9.2 Waiver. No waiver of any provision shall be effective unless in writing and signed by the waiving Party.
9.3 Assignment. No Member may assign its interest except as permitted in the Operating Agreement. Any unauthorized assignment is void.
9.4 Severability. If any provision is held unenforceable, the remainder shall be enforced to the maximum extent possible, and the unenforceable provision shall be reformed to reflect the Parties’ original intent.
9.5 Entire Agreement; Priority. With respect to the internal affairs of the Company, the Act, the Operating Agreement, and these Articles (in that order of priority) constitute the complete agreement of the Parties.

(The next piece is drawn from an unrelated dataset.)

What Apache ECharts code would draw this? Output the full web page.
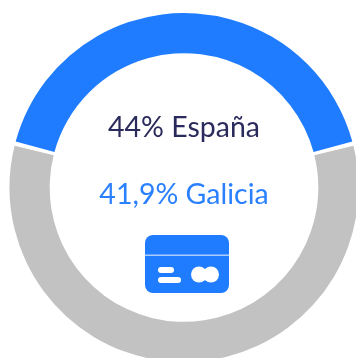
<!DOCTYPE html>
<html><head><meta charset="utf-8">
<style>html,body{margin:0;padding:0;background:#fff}#c{width:356px;height:358px}</style>
<script src="https://cdn.jsdelivr.net/npm/echarts@6/dist/echarts.min.js"></script>
</head><body><div id="c"></div>
<script>
const categories = ['Galicia', 'Resto'];
const values = [41.9, 58.1];
const labels = ['44% España', '41,9% Galicia'];
const BLUE = '#207cff', GREY = '#c2c2c2', NAVY = '#2b2a5c', LIGHT = '#2a80ff';
const chart = echarts.init(document.getElementById('c'), null, {renderer: 'canvas'});
const share = values[0] / (values[0] + values[1]);
chart.setOption({
  animation: false,
  series: [{
    type: 'pie', center: [184, 187.5], radius: [134.3, 174.5],
    startAngle: 90 + share * 180, clockwise: true, padAngle: 1.4,
    label: {show: false}, labelLine: {show: false}, silent: true,
    data: categories.map((n, i) => ({name: n, value: values[i], itemStyle: {color: i ? GREY : BLUE}}))
  }],
  graphic: [
    {type: 'text', x: 184, y: 128, style: {text: labels[0], font: '28.5px Lato', fill: NAVY, align: 'center', verticalAlign: 'middle'}},
    {type: 'text', x: 184, y: 195, style: {text: labels[1], font: '28.5px Lato', fill: LIGHT, align: 'center', verticalAlign: 'middle'}},
    {type: 'rect', shape: {x: 145, y: 235, width: 84, height: 58, r: 8}, style: {fill: BLUE}},
    {type: 'rect', shape: {x: 145, y: 254.5, width: 84, height: 1.5}, style: {fill: '#a9cbff'}},
    {type: 'rect', shape: {x: 158, y: 267, width: 16, height: 6, r: 3}, style: {fill: '#fff'}},
    {type: 'rect', shape: {x: 158, y: 277, width: 23, height: 6, r: 3}, style: {fill: '#fff'}},
    {type: 'circle', shape: {cx: 199, cy: 274.5, r: 8}, style: {fill: '#fff'}},
    {type: 'circle', shape: {cx: 211, cy: 274.5, r: 8}, style: {fill: '#fff'}}
  ]
});
</script></body></html>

9.6 Successors & Assigns. These Articles bind and inure to the benefit of the Parties and their respective heirs, legal representatives, successors, and permitted assigns.

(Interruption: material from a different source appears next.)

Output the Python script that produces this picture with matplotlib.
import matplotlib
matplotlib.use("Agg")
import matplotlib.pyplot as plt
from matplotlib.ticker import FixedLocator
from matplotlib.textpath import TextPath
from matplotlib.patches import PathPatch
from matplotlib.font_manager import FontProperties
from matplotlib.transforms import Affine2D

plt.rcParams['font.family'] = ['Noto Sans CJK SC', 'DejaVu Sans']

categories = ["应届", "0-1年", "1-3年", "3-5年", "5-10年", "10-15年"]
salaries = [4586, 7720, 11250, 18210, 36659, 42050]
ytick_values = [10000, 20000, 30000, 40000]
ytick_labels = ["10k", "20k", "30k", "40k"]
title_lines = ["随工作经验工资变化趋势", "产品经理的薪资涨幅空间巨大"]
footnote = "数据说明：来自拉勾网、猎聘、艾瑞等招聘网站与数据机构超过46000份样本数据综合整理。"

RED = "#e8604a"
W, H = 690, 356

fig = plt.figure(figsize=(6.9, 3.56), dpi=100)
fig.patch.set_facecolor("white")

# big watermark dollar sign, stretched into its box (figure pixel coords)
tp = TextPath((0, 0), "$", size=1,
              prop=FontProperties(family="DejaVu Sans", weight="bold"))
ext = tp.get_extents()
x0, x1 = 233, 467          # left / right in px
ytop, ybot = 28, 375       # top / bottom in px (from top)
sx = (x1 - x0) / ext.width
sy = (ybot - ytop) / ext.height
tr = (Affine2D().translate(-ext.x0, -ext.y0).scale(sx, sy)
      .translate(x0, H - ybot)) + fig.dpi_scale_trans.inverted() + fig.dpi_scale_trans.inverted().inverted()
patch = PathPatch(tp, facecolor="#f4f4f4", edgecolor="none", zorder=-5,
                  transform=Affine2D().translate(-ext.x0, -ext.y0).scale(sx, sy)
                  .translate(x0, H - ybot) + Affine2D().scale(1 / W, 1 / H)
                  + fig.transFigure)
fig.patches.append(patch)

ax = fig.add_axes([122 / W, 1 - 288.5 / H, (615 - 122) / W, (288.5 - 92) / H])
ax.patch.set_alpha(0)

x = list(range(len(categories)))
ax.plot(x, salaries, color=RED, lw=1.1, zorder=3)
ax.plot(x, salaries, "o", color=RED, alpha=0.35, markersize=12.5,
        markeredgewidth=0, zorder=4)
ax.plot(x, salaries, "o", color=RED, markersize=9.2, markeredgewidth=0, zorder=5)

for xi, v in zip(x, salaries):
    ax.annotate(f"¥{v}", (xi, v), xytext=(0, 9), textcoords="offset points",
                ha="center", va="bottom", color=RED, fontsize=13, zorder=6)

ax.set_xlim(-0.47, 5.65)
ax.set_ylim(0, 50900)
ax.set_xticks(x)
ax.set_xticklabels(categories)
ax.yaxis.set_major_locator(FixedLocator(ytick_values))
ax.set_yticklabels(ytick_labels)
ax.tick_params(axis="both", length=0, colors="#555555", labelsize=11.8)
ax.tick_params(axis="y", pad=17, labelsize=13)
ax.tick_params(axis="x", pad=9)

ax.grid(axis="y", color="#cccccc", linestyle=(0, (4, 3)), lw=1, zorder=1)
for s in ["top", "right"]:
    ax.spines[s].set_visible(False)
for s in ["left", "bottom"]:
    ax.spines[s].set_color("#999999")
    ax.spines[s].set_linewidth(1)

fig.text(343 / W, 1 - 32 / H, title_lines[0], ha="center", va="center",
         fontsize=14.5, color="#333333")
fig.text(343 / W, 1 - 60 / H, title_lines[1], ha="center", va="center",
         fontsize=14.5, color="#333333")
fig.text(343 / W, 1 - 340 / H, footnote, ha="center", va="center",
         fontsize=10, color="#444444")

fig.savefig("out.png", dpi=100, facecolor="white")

9.7 Counterparts; Electronic Signatures. These Articles may be executed in any number of counterparts, including by electronic signature, each of which is deemed an original and all of which constitute one instrument.
10. EXECUTION BLOCK
IN WITNESS WHEREOF, the undersigned has executed these Articles of Organization on the date set forth below.
| Organizer | Signature | Date |
|---|---|---|
| [Organizer Name] | ________ | [MM/DD/YYYY] |
[Organizer Address]
[City, State, ZIP]
CONSENT OF REGISTERED AGENT
Pursuant to K.S.A. 17-7674, the undersigned hereby consents to serve as Registered Agent.
| Registered Agent | Signature | Date |
|---|---|---|
| [Agent Name] | ________ | [MM/DD/YYYY] |
Registered Office Address: [Street Address, City, KS ZIP]
NOTARY ACKNOWLEDGMENT (if required for filing or internal purposes)
State of Kansas )
County of ______ ) ss:
On this ___ day of ____, 20__, before me, a notary public, appeared [Name], known to me to be the person who executed the foregoing instrument and acknowledged that (s)he executed the same as his/her free act and deed.
Notary Public
My commission expires: ______
EXHIBIT A – Registered Agent Consent
SCHEDULE 1 – Initial Capital Contributions
[// GUIDANCE: Attach additional exhibits as needed, e.g., Member admission agreements, publication affidavit, or IRS Form 2553 (if S-Corp election).]